[BEGIN SUPPLIED MATERIAL]

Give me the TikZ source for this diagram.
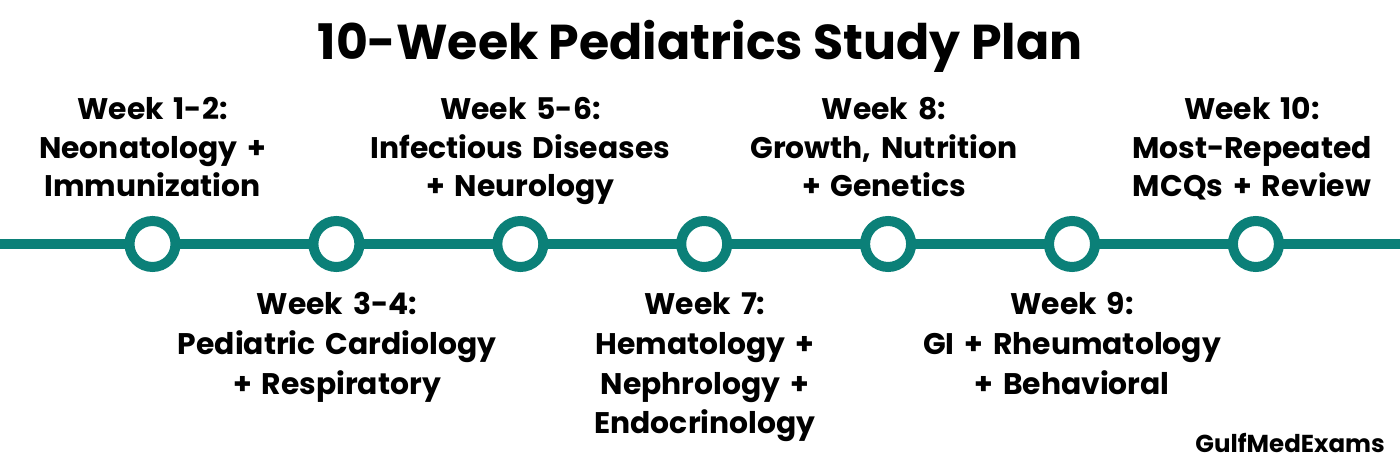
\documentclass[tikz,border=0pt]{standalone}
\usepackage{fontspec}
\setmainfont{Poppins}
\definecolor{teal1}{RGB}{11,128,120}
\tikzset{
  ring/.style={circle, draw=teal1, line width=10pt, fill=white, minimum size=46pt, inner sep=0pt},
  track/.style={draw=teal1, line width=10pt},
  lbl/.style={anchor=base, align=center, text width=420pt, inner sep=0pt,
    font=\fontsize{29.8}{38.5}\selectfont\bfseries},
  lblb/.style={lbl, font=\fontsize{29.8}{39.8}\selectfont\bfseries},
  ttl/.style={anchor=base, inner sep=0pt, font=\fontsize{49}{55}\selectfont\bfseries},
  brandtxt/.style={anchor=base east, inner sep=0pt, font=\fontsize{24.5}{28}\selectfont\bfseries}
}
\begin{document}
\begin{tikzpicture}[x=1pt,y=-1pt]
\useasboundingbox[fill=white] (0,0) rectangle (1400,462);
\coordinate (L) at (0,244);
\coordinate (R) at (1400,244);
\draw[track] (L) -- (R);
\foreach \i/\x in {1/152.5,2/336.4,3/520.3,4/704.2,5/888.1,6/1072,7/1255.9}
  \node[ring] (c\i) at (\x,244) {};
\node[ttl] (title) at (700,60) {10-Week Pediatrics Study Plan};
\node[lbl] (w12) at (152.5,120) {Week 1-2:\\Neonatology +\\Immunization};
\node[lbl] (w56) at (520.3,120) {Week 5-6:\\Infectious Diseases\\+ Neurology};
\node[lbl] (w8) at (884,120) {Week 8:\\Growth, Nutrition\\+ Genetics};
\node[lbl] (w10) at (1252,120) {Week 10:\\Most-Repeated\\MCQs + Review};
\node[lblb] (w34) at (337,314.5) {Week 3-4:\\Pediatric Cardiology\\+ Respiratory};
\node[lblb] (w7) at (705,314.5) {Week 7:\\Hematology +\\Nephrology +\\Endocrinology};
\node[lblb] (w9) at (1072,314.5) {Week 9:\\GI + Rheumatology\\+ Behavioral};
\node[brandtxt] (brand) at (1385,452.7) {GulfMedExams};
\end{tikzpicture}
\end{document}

[END SUPPLIED MATERIAL]

▶ _AIM_
Strip out the pictures and quote the remaining data word for word.

▶ _ANSWER TO THIS TASK_
Give me the TikZ source for this diagram.
\documentclass[tikz,border=0pt]{standalone}
\usepackage{fontspec}
\setmainfont{Poppins}
\definecolor{teal1}{RGB}{11,128,120}
\tikzset{
  ring/.style={circle, draw=teal1, line width=10pt, fill=white, minimum size=46pt, inner sep=0pt},
  track/.style={draw=teal1, line width=10pt},
  lbl/.style={anchor=base, align=center, text width=420pt, inner sep=0pt,
    font=\fontsize{29.8}{38.5}\selectfont\bfseries},
  lblb/.style={lbl, font=\fontsize{29.8}{39.8}\selectfont\bfseries},
  ttl/.style={anchor=base, inner sep=0pt, font=\fontsize{49}{55}\selectfont\bfseries},
  brandtxt/.style={anchor=base east, inner sep=0pt, font=\fontsize{24.5}{28}\selectfont\bfseries}
}
\begin{document}
\begin{tikzpicture}[x=1pt,y=-1pt]
\useasboundingbox[fill=white] (0,0) rectangle (1400,462);
\coordinate (L) at (0,244);
\coordinate (R) at (1400,244);
\draw[track] (L) -- (R);
\foreach \i/\x in {1/152.5,2/336.4,3/520.3,4/704.2,5/888.1,6/1072,7/1255.9}
  \node[ring] (c\i) at (\x,244) {};
\node[ttl] (title) at (700,60) {10-Week Pediatrics Study Plan};
\node[lbl] (w12) at (152.5,120) {Week 1-2:\\Neonatology +\\Immunization};
\node[lbl] (w56) at (520.3,120) {Week 5-6:\\Infectious Diseases\\+ Neurology};
\node[lbl] (w8) at (884,120) {Week 8:\\Growth, Nutrition\\+ Genetics};
\node[lbl] (w10) at (1252,120) {Week 10:\\Most-Repeated\\MCQs + Review};
\node[lblb] (w34) at (337,314.5) {Week 3-4:\\Pediatric Cardiology\\+ Respiratory};
\node[lblb] (w7) at (705,314.5) {Week 7:\\Hematology +\\Nephrology +\\Endocrinology};
\node[lblb] (w9) at (1072,314.5) {Week 9:\\GI + Rheumatology\\+ Behavioral};
\node[brandtxt] (brand) at (1385,452.7) {GulfMedExams};
\end{tikzpicture}
\end{document}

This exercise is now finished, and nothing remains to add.